Previous studies have reported a relevant role of CB2 receptor activity in the control of nociceptive responses through central areas such as the rostral ventromedial medulla (Li et al., 2017; Song et al., 2018). Therefore, an effect of JWH133 on spinal microglial activation could be the result of modified descending input from this pain-modulating region. These previous results also underline a broad role of microglia in pain control that seems to be not only limited to the spinal dorsal horn.
Concerns about the immunohistochemistry: First, the images presented are not all that convincing, and particularly difficult to read given that the percentage of double labeled neurons is small. It is also very odd that the authors had to use TSA amplification. Also there is no mention of controls for antibody specificity.

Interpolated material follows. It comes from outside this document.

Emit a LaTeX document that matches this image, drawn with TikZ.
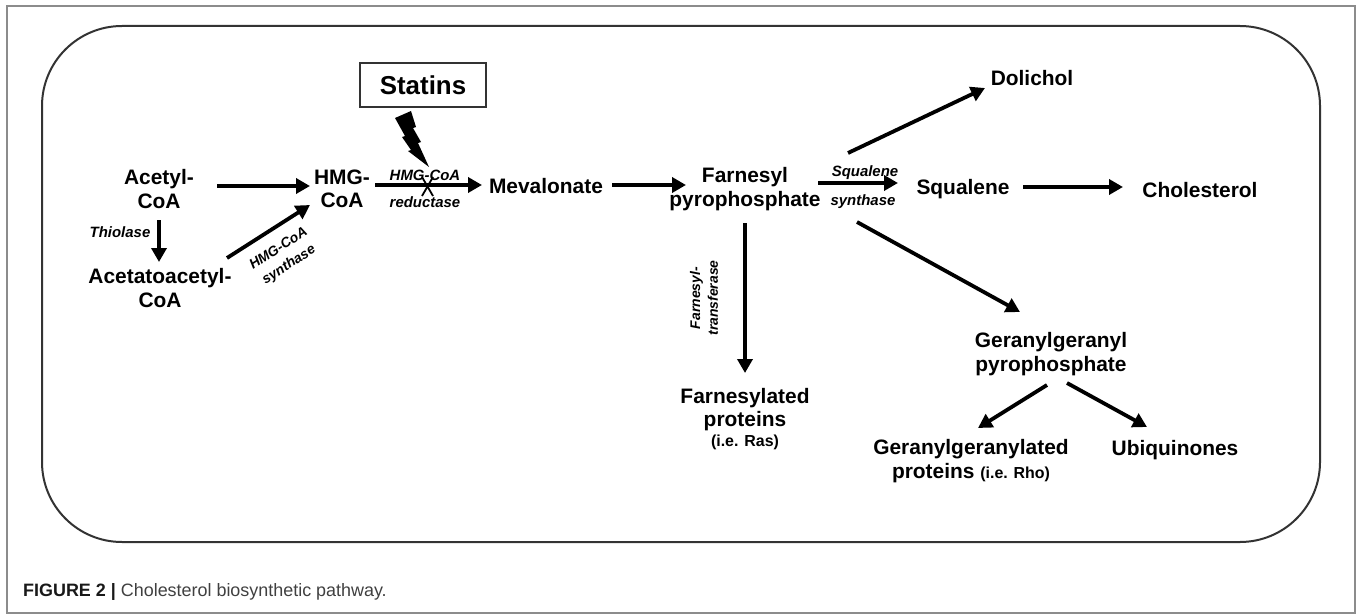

Additional images showing higher levels of double-labeled neurons have been added. They constitute now Figure 4—figure supplement 5 (A, CB2-GFP Sham; B, CB2-GFP PSNL) and Figure 4—figure supplement 6 (Amplified Merged Images of CB2-GFP Sham and CB2-GFP PSNL from Figure 4—figure supplement 5).
We used Tyramide Signal Amplification (TSA) due to low signal-to-background ratio, which could be associated to the sample processing or to low expression levels. Specificity tests for TSA are shown in Figure 4—figure supplement 7. Controls for antibody specificity are included as Figure 4—figure supplement 8. All supplements are mentioned in the legend of Figure 4.